Actually, the GMT data branch has the other three as subbranches for the simple reason that all three have very useful insights to offer data and because data suggests problems leading to new ideas in each of the three areas.

### Afterword

As mentioned above, I like figures. But, while not having figures in a geometric measure theory text doesn’t make so much sense to me, it is the case that students should be drawing their own figures anyway. This is part of the work involved in making the subject yours, in internalizing the ideas and techniques. One might even argue that books without figures are better for students who must then draw figures for themselves in order to grasp what is going on more fully. But I would not go quite that far. I think that drawing pictures, as many and as often as you can, should be the part of the GMT culture. Figures should be common, and they should also appear in books. I do believe that authors should not try to draw pictures for everything, but should draw just enough to get the students going themselves, help students avoid pitfalls and inspire them as they struggle to master the ideas. At the very least, this discussion helps you see why I can still like Leon Simon’s book so much even though there are no figures in it!

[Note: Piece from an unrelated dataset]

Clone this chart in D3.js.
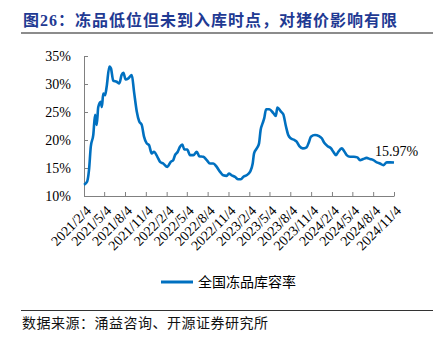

It should also be noted that even though I talk about the two older and the two newer branches of GMT, it would be silly to insist on a bold demarcation of the boundaries between branches and a subsequent classification of everything and everyone. Part of this is because the intersections between branches are very large. Another part of this is because the two newer branches are by their nature agnostic, caring only about generalizable (in the case of metric spaces) or useful (in the case of data analysis) ideas or developments in GMT. Using Federer to supply another example, even though Federer’s most famous paper (the one with Fleming that solved Plateau’s Problem) was focused on calculus of variations, he also established other significant pieces of the foundation for the entire field. It would therefore make no sense at all to try to assign him to a single branch. So thinking about the field as characterized by branches is useful only if you do not take it very seriously, or worse yet, turn the branches into fences impeding travel!